Perioperative changes of serum aspartate transaminase. ctl preoperative value as control; 0–7 postoperative days. Data are expressed as mean ± SEM

Fig. 5
figure 5

Perioperative changes of serum total bilirubin. Data are expressed as mean ± SEM

The number of patients with cirrhotic liver in this study was too small for a meaningful analysis of the impact of continuous occlusion of hepatic artery proper on the cirrhotic and the non-cirrhotic livers. However, no patient in this study suffered from severe liver failure after the operation.

Discussion

Enucleation is the procedure of choice for the treatment of liver hemangioma. Most surgeons have advocated enucleation since it was first described in 1988. Enucleation is safer, quicker, and is associated with less morbidity than partial hepatectomy. However, massive blood loss remains a problem for large hemangiomas of more than 10 cm in diameter and for centrally located liver hemangiomas [5, 12, 13]. The present study analyzed the surgical outcomes of 115 patients who underwent enucleation of liver hemangiomas under intermittent Pringle maneuver with or without continuous occlusion of the hepatic artery proper. Our results showed that enucleation with continuous occlusion of the hepatic artery had the advantage of significant reduction of intraoperative blood loss, and its safety was verified by this study.

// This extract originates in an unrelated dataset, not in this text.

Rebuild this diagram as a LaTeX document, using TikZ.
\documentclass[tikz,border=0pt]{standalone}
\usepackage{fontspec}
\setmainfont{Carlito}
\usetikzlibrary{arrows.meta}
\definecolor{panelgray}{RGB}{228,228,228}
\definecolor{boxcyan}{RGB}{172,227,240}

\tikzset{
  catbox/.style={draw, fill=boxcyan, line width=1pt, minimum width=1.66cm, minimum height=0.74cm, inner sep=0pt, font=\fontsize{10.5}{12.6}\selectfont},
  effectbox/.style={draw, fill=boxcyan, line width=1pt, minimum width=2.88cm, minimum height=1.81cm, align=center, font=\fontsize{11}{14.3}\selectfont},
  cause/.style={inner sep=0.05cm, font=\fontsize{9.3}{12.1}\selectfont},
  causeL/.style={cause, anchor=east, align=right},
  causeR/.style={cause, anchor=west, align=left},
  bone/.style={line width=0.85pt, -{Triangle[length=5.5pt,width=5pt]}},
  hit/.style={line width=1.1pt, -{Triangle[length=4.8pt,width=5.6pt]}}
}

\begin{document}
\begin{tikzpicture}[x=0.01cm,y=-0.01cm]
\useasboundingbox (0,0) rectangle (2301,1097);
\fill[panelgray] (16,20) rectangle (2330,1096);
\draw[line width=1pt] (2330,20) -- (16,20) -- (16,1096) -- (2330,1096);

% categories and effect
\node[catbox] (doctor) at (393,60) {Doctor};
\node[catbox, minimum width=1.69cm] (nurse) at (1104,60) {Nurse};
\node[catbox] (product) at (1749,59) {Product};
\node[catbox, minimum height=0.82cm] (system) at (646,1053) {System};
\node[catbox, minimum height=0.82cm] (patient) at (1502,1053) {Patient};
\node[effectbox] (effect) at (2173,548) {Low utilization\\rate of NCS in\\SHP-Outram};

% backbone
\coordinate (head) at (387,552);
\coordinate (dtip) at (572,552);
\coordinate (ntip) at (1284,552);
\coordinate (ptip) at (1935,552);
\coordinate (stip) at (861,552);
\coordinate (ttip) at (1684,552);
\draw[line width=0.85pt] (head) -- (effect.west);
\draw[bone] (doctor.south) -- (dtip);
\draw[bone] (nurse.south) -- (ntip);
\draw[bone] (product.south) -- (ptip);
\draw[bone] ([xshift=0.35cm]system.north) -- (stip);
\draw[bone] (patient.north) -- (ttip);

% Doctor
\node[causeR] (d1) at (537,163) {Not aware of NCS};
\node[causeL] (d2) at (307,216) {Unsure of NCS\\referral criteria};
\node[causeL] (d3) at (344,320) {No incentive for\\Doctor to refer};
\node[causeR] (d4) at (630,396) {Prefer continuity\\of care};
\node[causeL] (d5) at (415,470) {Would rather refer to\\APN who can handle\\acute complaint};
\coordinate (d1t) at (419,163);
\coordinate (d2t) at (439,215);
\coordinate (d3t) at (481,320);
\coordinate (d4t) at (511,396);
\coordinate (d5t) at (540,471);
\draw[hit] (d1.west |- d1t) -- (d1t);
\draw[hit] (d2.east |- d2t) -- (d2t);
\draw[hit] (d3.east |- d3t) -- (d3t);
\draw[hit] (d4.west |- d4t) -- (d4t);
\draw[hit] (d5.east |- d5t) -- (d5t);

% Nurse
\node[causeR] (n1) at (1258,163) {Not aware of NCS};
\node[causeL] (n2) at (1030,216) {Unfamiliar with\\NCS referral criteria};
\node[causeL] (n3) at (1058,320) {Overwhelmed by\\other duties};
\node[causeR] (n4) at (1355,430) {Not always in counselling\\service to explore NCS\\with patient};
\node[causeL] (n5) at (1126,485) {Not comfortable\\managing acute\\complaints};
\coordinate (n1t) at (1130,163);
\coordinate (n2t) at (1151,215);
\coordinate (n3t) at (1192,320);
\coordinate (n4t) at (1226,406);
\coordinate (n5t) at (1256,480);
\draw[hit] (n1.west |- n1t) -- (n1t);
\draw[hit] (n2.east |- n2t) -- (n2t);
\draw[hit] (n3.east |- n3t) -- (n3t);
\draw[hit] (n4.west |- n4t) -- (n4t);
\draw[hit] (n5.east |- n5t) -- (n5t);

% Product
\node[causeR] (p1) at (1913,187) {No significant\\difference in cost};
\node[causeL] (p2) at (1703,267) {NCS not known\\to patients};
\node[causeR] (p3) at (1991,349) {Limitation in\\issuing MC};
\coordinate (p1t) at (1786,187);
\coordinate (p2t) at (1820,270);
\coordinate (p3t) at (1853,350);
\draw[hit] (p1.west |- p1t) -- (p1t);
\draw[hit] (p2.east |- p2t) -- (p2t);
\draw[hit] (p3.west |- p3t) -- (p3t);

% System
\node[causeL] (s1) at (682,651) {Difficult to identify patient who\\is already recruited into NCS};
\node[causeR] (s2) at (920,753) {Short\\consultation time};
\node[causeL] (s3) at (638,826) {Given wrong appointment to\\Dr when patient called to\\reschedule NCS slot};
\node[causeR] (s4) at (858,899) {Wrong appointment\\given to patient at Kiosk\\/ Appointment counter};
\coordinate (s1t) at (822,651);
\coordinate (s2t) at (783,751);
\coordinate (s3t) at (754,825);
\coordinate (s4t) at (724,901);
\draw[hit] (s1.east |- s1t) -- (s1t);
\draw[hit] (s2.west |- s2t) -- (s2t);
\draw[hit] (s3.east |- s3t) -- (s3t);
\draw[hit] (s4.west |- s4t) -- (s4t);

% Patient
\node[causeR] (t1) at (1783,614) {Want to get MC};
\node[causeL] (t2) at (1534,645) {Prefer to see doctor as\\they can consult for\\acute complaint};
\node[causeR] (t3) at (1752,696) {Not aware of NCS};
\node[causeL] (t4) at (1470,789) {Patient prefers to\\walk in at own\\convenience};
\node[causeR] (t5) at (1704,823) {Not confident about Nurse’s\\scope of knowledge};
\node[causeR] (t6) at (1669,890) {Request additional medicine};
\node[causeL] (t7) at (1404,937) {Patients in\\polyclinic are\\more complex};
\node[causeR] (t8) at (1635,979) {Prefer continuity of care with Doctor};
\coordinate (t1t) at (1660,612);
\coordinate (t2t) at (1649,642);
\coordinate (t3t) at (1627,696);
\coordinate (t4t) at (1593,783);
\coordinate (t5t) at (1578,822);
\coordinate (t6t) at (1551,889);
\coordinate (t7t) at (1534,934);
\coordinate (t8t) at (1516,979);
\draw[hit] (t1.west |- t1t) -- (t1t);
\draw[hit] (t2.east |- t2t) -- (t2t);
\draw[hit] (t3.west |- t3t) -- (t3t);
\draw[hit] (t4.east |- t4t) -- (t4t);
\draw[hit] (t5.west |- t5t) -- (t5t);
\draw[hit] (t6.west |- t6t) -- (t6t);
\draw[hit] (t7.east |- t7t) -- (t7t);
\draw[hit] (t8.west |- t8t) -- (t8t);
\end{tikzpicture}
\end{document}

Resection of a hepatic hemangioma was first reported by Hermann Pfannenstiel in 1898, and surgery remains the only consistently effective method of treatment [6]. In 1988, Alper et al. described a new technique of enucleation of hemangiomas by dissecting in a fibrous cleavage plane between the capsule of the hemangioma and surrounding normal liver tissue [14]. Enucleation can be performed for any size of hemangioma, and it has the advantage of not removing any liver parenchyma [1518]. Nevertheless, massive blood loss remained a main problem. Data from Blumgart’s team showed the median blood loss for enucleation for 11 lesions in 10 patients was 800 ml, which compared favorably with that the findings reported by Schwartz (1,750 ml) [6] and Starzl et al. (1,680 ml) [5]. There are three reports on the use of transarterial embolization (TAE) of the feeding artery to treat giant hemangioma prior to surgical resection. The idea was to decrease the size of the hemangioma by blocking its arterial supply which facilitated subsequent mobilization of the liver, and consequently decreased intraoperative hemorrhage [810]. Our experience showed that giant hemangioma shrank rapidly in size within several minutes of occlusion of the hepatic artery. This resulted in an increase in space in the abdominal cavity and facilitated the operation. Also, there was a decrease in blood loss from the hemangioma during enucleation. To occlude the entire arterial blood supply to the liver and to the giant hemangioma, anomalies of the hepatic artery originating from the left gastric artery or the superior mesenteric artery should be sought.

Baer et al. reported ligating a branch of the hepatic artery before enucleation of liver hemangiomas to reduce blood loss. For a major lesion of the right or left liver, ligation of the corresponding right or left hepatic artery was advocated. For lesions of the quadrate lobe, they used a more selective dissection to control the relevant vessels within the umbilical fissure [5]. In their report, the median blood loss for enucleation of 11 lesions in 10 patients was 800 ml, but an intraoperative blood loss of 3,000 ml was reported in two patients. In addition, hepatic artery ligation can result in biliary ischemia and stricture.

The main concern over combining the Pringle maneuver with continuous occlusion of hepatic artery proper during enucleation of hemangioma is whether there is an increase in ischemic complications, especially when the occlusion is required for a long time. Our data show that there was no significant difference in the liver function tests perioperatively between two groups. The levels of postoperative serum AST and alanine transaminase (ALT) indicated liver damage caused by ischemia and reperfusion injury was mild.

To the best of our knowledge, this is the first report on using this technique for enucleation of liver hemangioma [1923]. Our results show this technique to be safe, and it significantly reduced intraoperative blood loss. We now routinely use this technique for enucleation of liver hemangiomas.